AEMO is not unaware of this. The Plan is a least-cost optimisation, and an optimisation takes the delivery of its inputs on trust. What candour there is sits in the scenario placed beside the main case – constrained delivery. Under constrained delivery, in which projects run late and cost more, renewables reach 75 per cent of supply by 2030 rather than the 82 the law requires, and the overrun exceeds the 30 per cent the scenario has already granted itself. To hold the central path, wind must be built at something above 2 gigawatts a year against a current rate nearer 0.3. Nothing in the past twelve months suggests the larger number is within reach.
The Plan is therefore clear about the destination and silent about the road. That is a perfectly respectable thing for the ISP as it was never intended to be the central energy transition plan. But it is a hazardous thing for a country to mistake for the ISP as a plan of action. That everyone in the sector quietly concedes it will not be built on time is not an excuse. It is the admission. One cannot manage what one has declined to schedule, and at present the build is not being scheduled by anyone. The distance between the model and the means of achieving it is now wide enough to lose a legislated target inside.
A delivery plan, as opposed to a forecast, would attend to three matters the ISP is content to leave to others.
The first is to reduce the quantity that must be built at all. The genuinely encouraging number in the 2026 Plan is consumer energy. Rooftop solar now generates more than grid-scale solar, wind or hydro, and on one afternoon last October households, their batteries and a little managed demand met more than three-fifths of the entire market. Coordinated, that fleet is firm capacity, and every megawatt of it is a megawatt of wind and transmission the system is spared. The trouble is that it is arriving faster than anyone is organising it, and coordination is running well behind the previous plan. The remedies are unglamorous and thoroughly understood: common rules for aggregating household assets, putting in place consumer protections to encourage up-take of VPPs, time-of-use pricing as the default rather than a favour granted on request, and a distribution network mandated to operate the system rather than merely to maintain it. This is the cheapest capacity available, it commands public support, and it is the least likely of any measure to find itself before a planning tribunal.

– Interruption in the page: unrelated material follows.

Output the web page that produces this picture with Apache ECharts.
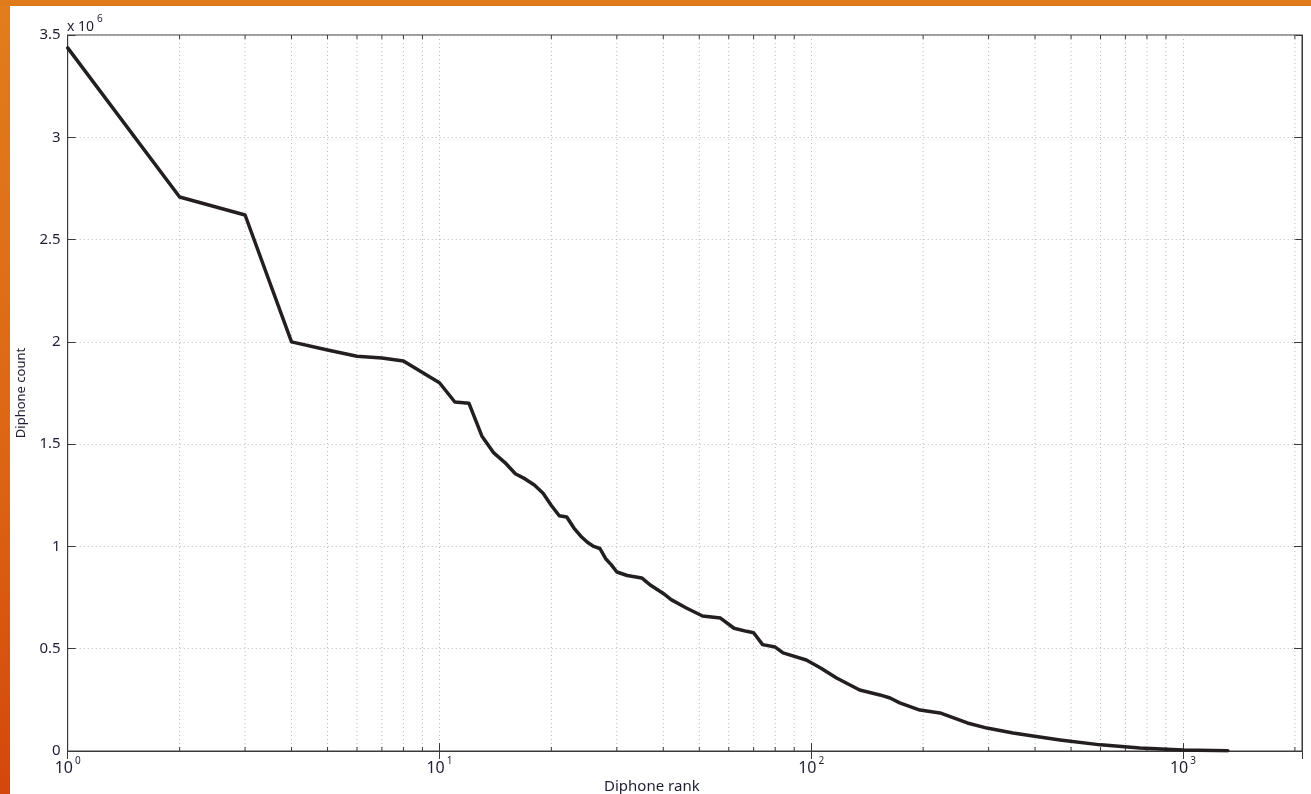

It is a sensible place to begin.
The second is to give the wind that must still be built a revenue it can bank. The Capacity Investment Scheme has named close to 11 gigawatts of wind, across 25 projects, as successful in its tenders. Unfortunately, only a handful have gone on to agree a contract, and three have reached financial close. The numbers are not a verdict on the scheme, which was built for a market in which projects carry some merchant risk, and storage has taken to it readily. They are a verdict on fit. A revenue collar leaves a wind project exposed in the places its lenders look first, and the lenders have looked, and declined. What wind wants is a creditworthy buyer for its output at a firm price, and another round of tenders will not produce one.
The remedy does not require a new institution or a further review. For wind, the Commonwealth should contract on a firm price: a power purchase agreement in the ordinary commercial form, written directly or through the ESEM it has already undertaken to build. The balance to be struck is between the lowest price that carries a project to financial close and the least cost to the taxpayer over the fifteen years that follow, and a firm price serves both ends of it. It gives the project the revenue certainty its lenders require, which is the whole of the present problem. And it caps the public liability more cleanly, because a collar underwrites the floor in full while returning only about half of whatever sits above the ceiling, whereas a firm price keeps all of the upside with whoever holds the contract.
That last point matters, because a firm-price contract can be sold, and the state need not hold it to term. It can write the contract now and pass it on as demand appears that is willing to assume it, and that demand is not imagined. Data centres are expected to account for close to a tenth of national electricity demand within the decade, and they are concentrated in New South Wales, which is where the new wind is supposed to go. Obliged to contract for new supply rather than lean on the existing system, they are the parties to whom the contracts can in time be handed, as in the end are the retailers that return to the market as coal leaves it. The public exposure is then counted in three or four years, not fifteen. It is less a subsidy than a bridge across the period before the buyers arrive.
The third is the most practical, and the least attended to: to move the projects that are ready through the system in the order the system needs them, not the order in which they happened to apply. Planning consent and grid connection both run, in effect, on the rank of the cab. Each application is dealt with as its turn arrives, so that a project which is financed, contracted and central to a renewable energy zone can sit behind one that is speculative or going nowhere. The queue is treated as inviolable. Prioritisation would order the pipeline by system need, location and readiness, and carry the projects that meet those tests to the front of both the planning and the connection process (an alternative approach, suggested in the US is auctions for connection slots). It would hold the assessing bodies to dates that bind, and it would run planning, connection and the transmission meant to serve them together rather than one after another. This is not a matter of choosing which projects live and which die; the queue still clears. It is a matter of the sequence in which it clears.
This approach does not lower the ambition of the plans. It does the opposite. The 82 per cent target should stand, and so should the wind beneath it. A target with no credible means of attainment costs more than a slightly later one that can be delivered, because the failure shows up first in prices and in reliability, and it is on those that public tolerance for the whole enterprise ultimately rests. Coal will still leave. Prices will still recover as it goes. The grid of the 2030s can be considerably more ambitious than the one now drawn. That ambition is purchased by assembling the means of delivery in this decade, not by the cheaper expedient of announcing a larger number.
The instruction to officials should not be to produce a better forecast. The forecast is sound enough. It is to build the plan the forecast has assumed all along: to organise the household fleet before next summer rather than the one after, to stand up the offtaker that gives wind a buyer, and to reorder the planning and connection queues so that the projects the system needs are not held behind the ones it does not. The 2026 Plan has discharged its function. It has told the government, in the government’s own figures, that the present course will fall short. What follows is a matter for decision, and the time in which to take that decision well is not generous.
Cyan Ventures advises on, and invests in, clean-energy projects at the development stage, including the financing gap described above. The case is put on its merits.